- [WRITTEN EXERCISE]: The lines to extract run from the start of the records through the line with "0.15, 0.076, 0.0];", both ends included; drop the pictures.

A run of records
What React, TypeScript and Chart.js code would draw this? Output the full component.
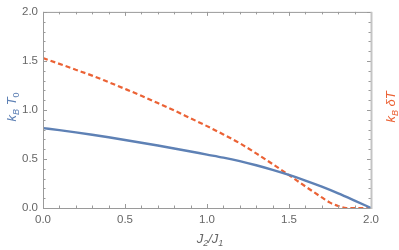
import React, { useEffect, useRef } from "react";
import { Chart, registerables } from "chart.js";

Chart.register(...registerables);

// J2/J1 sample positions
const blueX = [0, 0.1, 0.2, 0.3, 0.4, 0.5, 0.6, 0.7, 0.8, 0.9, 1.0, 1.1, 1.2, 1.3, 1.4, 1.5, 1.6, 1.7, 1.8, 1.9, 2.0];
// k_B T_0
const blueY = [0.815, 0.794, 0.771, 0.747, 0.721, 0.694, 0.666, 0.637, 0.607, 0.576, 0.545, 0.514, 0.478, 0.436, 0.389, 0.337, 0.28, 0.218, 0.15, 0.076, 0.0];

const orangeX = [0, 0.1, 0.2, 0.3, 0.4, 0.5, 0.6, 0.7, 0.8, 0.9, 1.0, 1.1, 1.2, 1.3, 1.4, 1.5, 1.6, 1.7, 1.75, 1.8, 1.85, 1.9, 2.0];
// k_B δT
const orangeY = [1.53, 1.47, 1.41, 1.35, 1.283, 1.215, 1.145, 1.07, 0.995, 0.915, 0.835, 0.75, 0.66, 0.557, 0.448, 0.335, 0.22, 0.108, 0.055, 0.02, 0.0, 0.0, 0.0];

const tickValues = [0, 0.5, 1.0, 1.5, 2.0];
const minorTickValues = [0, 0.1, 0.2, 0.3, 0.4, 0.5, 0.6, 0.7, 0.8, 0.9, 1.0, 1.1, 1.2, 1.3, 1.4, 1.5, 1.6, 1.7, 1.8, 1.9, 2.0];

const BLUE = "#5E81B5";
const ORANGE = "#EB6235";
const FRAME = "#9a9a9a";
const TEXT = "#666666";
const FONT = "'Liberation Sans', Arial, sans-serif";

type Part = { t: string; sub?: boolean; italic?: boolean };

function drawRich(ctx: CanvasRenderingContext2D, parts: Part[], cx: number, cy: number, size: number) {
  const subSize = Math.round(size * 0.7);
  const fontFor = (p: Part) => `${p.italic ? "italic " : ""}${p.sub ? subSize : size}px ${FONT}`;
  let total = 0;
  for (const p of parts) {
    ctx.font = fontFor(p);
    total += ctx.measureText(p.t).width;
  }
  let x = cx - total / 2;
  ctx.textBaseline = "alphabetic";
  ctx.textAlign = "left";
  const base = cy + size * 0.35;
  for (const p of parts) {
    ctx.font = fontFor(p);
    ctx.fillText(p.t, x, p.sub ? base + size * 0.25 : base);
    x += ctx.measureText(p.t).width;
  }
}

const framePlugin = {
  id: "frameTicks",
  afterDatasetsDraw(chart: any) {
    const { ctx, chartArea } = chart;
    const { left, right, top, bottom } = chartArea;
    const xs = chart.scales.x;
    const ys = chart.scales.y;
    ctx.save();
    // ticks
    ctx.strokeStyle = FRAME;
    ctx.lineWidth = 1;
    for (const v of minorTickValues) {
      const major = tickValues.some((m) => Math.abs(m - v) < 1e-9);
      const len = major ? 4 : 2.5;
      const px = Math.round(xs.getPixelForValue(v)) + 0.5;
      const py = Math.round(ys.getPixelForValue(v)) + 0.5;
      ctx.beginPath();
      ctx.moveTo(px, bottom);
      ctx.lineTo(px, bottom - len);
      ctx.moveTo(px, top);
      ctx.lineTo(px, top + len);
      ctx.moveTo(left, py);
      ctx.lineTo(left + len, py);
      ctx.moveTo(right, py);
      ctx.lineTo(right - len, py);
      ctx.stroke();
    }
    // frame
    ctx.beginPath();
    ctx.moveTo(left + 0.5, top + 0.5);
    ctx.lineTo(right, top + 0.5);
    ctx.moveTo(left + 0.5, top);
    ctx.lineTo(left + 0.5, bottom);
    ctx.moveTo(left, bottom + 0.5);
    ctx.lineTo(right, bottom + 0.5);
    ctx.stroke();
    ctx.strokeStyle = "#c4c4c4";
    ctx.lineWidth = 2;
    ctx.beginPath();
    ctx.moveTo(right + 0.5, top);
    ctx.lineTo(right + 0.5, bottom + 1);
    ctx.stroke();

    // titles
    const midY = (top + bottom) / 2 - 3;
    ctx.fillStyle = TEXT;
    drawRich(
      ctx,
      [
        { t: "J", italic: true },
        { t: "2", sub: true, italic: true },
        { t: "/", italic: true },
        { t: "J", italic: true },
        { t: "1", sub: true, italic: true },
      ],
      (left + right) / 2 + 3,
      238,
      13
    );

    ctx.save();
    ctx.translate(11, midY);
    ctx.rotate(-Math.PI / 2);
    ctx.fillStyle = BLUE;
    drawRich(
      ctx,
      [
        { t: "k", italic: true },
        { t: "B", sub: true, italic: true },
        { t: " T", italic: true },
        { t: "0", sub: true },
      ],
      0,
      0,
      13
    );
    ctx.restore();

    ctx.save();
    ctx.translate(390, midY);
    ctx.rotate(-Math.PI / 2);
    ctx.fillStyle = ORANGE;
    drawRich(
      ctx,
      [
        { t: "k", italic: true },
        { t: "B", sub: true, italic: true },
        { t: " δT", italic: true },
      ],
      0,
      0,
      13
    );
    ctx.restore();
    ctx.restore();
  },
};

export default function App() {
  const ref = useRef<HTMLCanvasElement | null>(null);

  useEffect(() => {
    document.body.style.margin = "0";
    if (!ref.current) return;
    const chart = new Chart(ref.current, {
      type: "line",
      data: {
        datasets: [
          {
            label: "kB T0",
            data: blueX.map((x, i) => ({ x, y: blueY[i] })),
            borderColor: BLUE,
            borderWidth: 2.4,
            pointRadius: 0,
            cubicInterpolationMode: "monotone",
            fill: false,
          },
          {
            label: "kB δT",
            data: orangeX.map((x, i) => ({ x, y: orangeY[i] })),
            borderColor: ORANGE,
            borderWidth: 2.2,
            borderDash: [5, 3],
            pointRadius: 0,
            cubicInterpolationMode: "monotone",
            fill: false,
            yAxisID: "y2",
          },
        ],
      },
      options: {
        animation: false,
        responsive: true,
        maintainAspectRatio: false,
        layout: { padding: { top: 6, left: 0, right: 0, bottom: 0 } },
        plugins: { legend: { display: false }, tooltip: { enabled: false } },
        scales: {
          x: {
            type: "linear",
            min: 0,
            max: 2,
            grid: { display: false, drawTicks: false },
            border: { display: false },
            afterBuildTicks: (s: any) => {
              s.ticks = tickValues.map((v) => ({ value: v }));
            },
            afterFit: (s: any) => {
              s.height = 42;
            },
            ticks: {
              padding: 5,
              color: TEXT,
              font: { family: FONT, size: 11.5 },
              maxRotation: 0,
              callback: (v: any) => Number(v).toFixed(1),
            },
          },
          y: {
            type: "linear",
            min: 0,
            max: 2,
            grid: { display: false, drawTicks: false },
            border: { display: false },
            afterBuildTicks: (s: any) => {
              s.ticks = tickValues.map((v) => ({ value: v }));
            },
            afterFit: (s: any) => {
              s.width = 43;
            },
            ticks: {
              padding: 5,
              color: TEXT,
              font: { family: FONT, size: 11.5 },
              callback: (v: any) => Number(v).toFixed(1),
            },
          },
          y2: {
            type: "linear",
            position: "right",
            min: 0,
            max: 2,
            grid: { display: false, drawTicks: false },
            border: { display: false },
            ticks: { display: false },
            afterFit: (s: any) => {
              s.width = 28;
            },
          },
        },
      },
      plugins: [framePlugin],
    } as any);
    return () => chart.destroy();
  }, []);

  return (
    <div style={{ position: "absolute", left: 0, top: 0, width: 399, height: 250 }}>
      <canvas ref={ref} />
    </div>
  );
}
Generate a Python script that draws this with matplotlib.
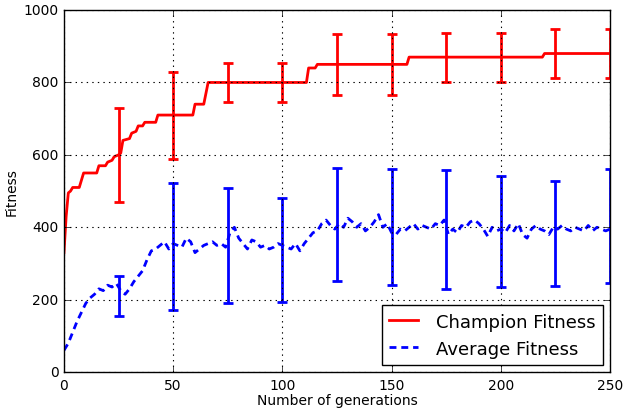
import matplotlib
matplotlib.use("Agg")
import matplotlib.pyplot as plt

plt.style.use("classic")

# Champion fitness (generation, value) points
champ_gens = [0, 1, 2, 3, 4, 7, 8, 9, 15, 16, 19, 20, 22, 23, 25, 26, 27, 30, 31, 33,
              34, 36, 37, 42, 43, 59, 60, 64, 66, 111, 112, 115, 116, 157, 158, 219, 220, 250]
champ_vals = [330, 430, 495, 500, 510, 510, 530, 550, 550, 570, 570, 580, 585, 595, 600, 605,
              640, 645, 660, 665, 680, 680, 690, 690, 710, 710, 740, 740, 800, 800, 840, 840,
              850, 850, 870, 870, 880, 880]

# Average fitness, every 2 generations
avg_gens = list(range(0, 251, 2))
avg_vals = [60, 80, 110, 140, 165, 190, 205, 215, 230, 225, 240, 235, 245, 225, 215, 230,
            250, 265, 280, 310, 335, 340, 350, 360, 340, 355, 350, 345, 370, 360, 330, 340,
            350, 355, 360, 350, 355, 345, 385, 400, 370, 355, 340, 365, 360, 345, 350, 340,
            345, 355, 350, 345, 340, 355, 335, 355, 370, 385, 390, 410, 420, 405, 395, 410,
            400, 425, 415, 400, 410, 390, 400, 415, 435, 400, 410, 385, 380, 395, 390, 400,
            410, 395, 405, 400, 395, 410, 405, 420, 380, 395, 385, 405, 400, 415, 420, 410,
            395, 375, 400, 390, 395, 385, 405, 390, 410, 380, 370, 395, 405, 395, 390, 380,
            400, 395, 405, 395, 390, 400, 395, 390, 405, 390, 400, 395, 390, 395]

# Error bars
err_gens = [25, 50, 75, 100, 125, 150, 175, 200, 225, 250]
champ_mean = [600, 710, 800, 800, 850, 850, 870, 870, 880, 880]
champ_err = [130, 120, 55, 55, 85, 85, 68, 68, 68, 68]
avg_mean = [210, 346, 350, 338, 408, 400, 394, 388, 383, 403]
avg_err = [56, 175, 158, 143, 155, 160, 165, 154, 145, 157]

fig = plt.figure(figsize=(6.27, 4.10), dpi=100, facecolor="white")
ax = fig.add_axes([0.102, 0.090, 0.871, 0.883])
ax.set_facecolor("white")

ax.plot(champ_gens, champ_vals, color="red", lw=2, ls="-", label="Champion Fitness")
ax.plot(avg_gens, avg_vals, color="blue", lw=2, ls=(0, (5, 3.5)), label="Average Fitness")
ax.errorbar(err_gens, champ_mean, yerr=champ_err, fmt="none", ecolor="red",
            elinewidth=2, capsize=3.5, capthick=2)
ax.errorbar(err_gens, avg_mean, yerr=avg_err, fmt="none", ecolor="blue",
            elinewidth=2, capsize=3.5, capthick=2)

ax.set_xlim(0, 250)
ax.set_ylim(0, 1000)
ax.set_xticks([0, 50, 100, 150, 200, 250])
ax.set_yticks([0, 200, 400, 600, 800, 1000])
ax.tick_params(labelsize=10)
ax.grid(True, color="black", ls=":", lw=0.8)
ax.set_xlabel("Number of generations", fontsize=10, labelpad=1)
ax.set_ylabel("Fitness", fontsize=10, labelpad=3)

leg = ax.legend(loc="lower right", fontsize=13, fancybox=False, numpoints=1,
                handlelength=1.6, handletextpad=1.0, borderaxespad=0.4)
leg.get_frame().set_linewidth(1)

fig.savefig("out.png", dpi=100, facecolor="white")
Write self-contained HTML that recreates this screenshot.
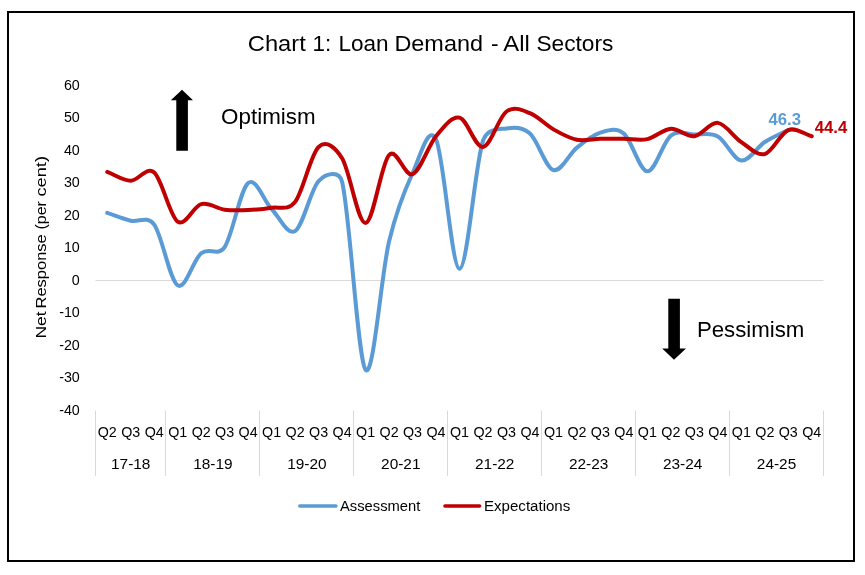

- [SOLUTION FOR THIS TASK]:
What React, TypeScript and Chart.js code would draw this? Output the full component.
import React, { useEffect, useRef } from "react";
import { Chart, registerables } from "chart.js";

Chart.register(...registerables);

// J2/J1 sample positions
const blueX = [0, 0.1, 0.2, 0.3, 0.4, 0.5, 0.6, 0.7, 0.8, 0.9, 1.0, 1.1, 1.2, 1.3, 1.4, 1.5, 1.6, 1.7, 1.8, 1.9, 2.0];
// k_B T_0
const blueY = [0.815, 0.794, 0.771, 0.747, 0.721, 0.694, 0.666, 0.637, 0.607, 0.576, 0.545, 0.514, 0.478, 0.436, 0.389, 0.337, 0.28, 0.218, 0.15, 0.076, 0.0];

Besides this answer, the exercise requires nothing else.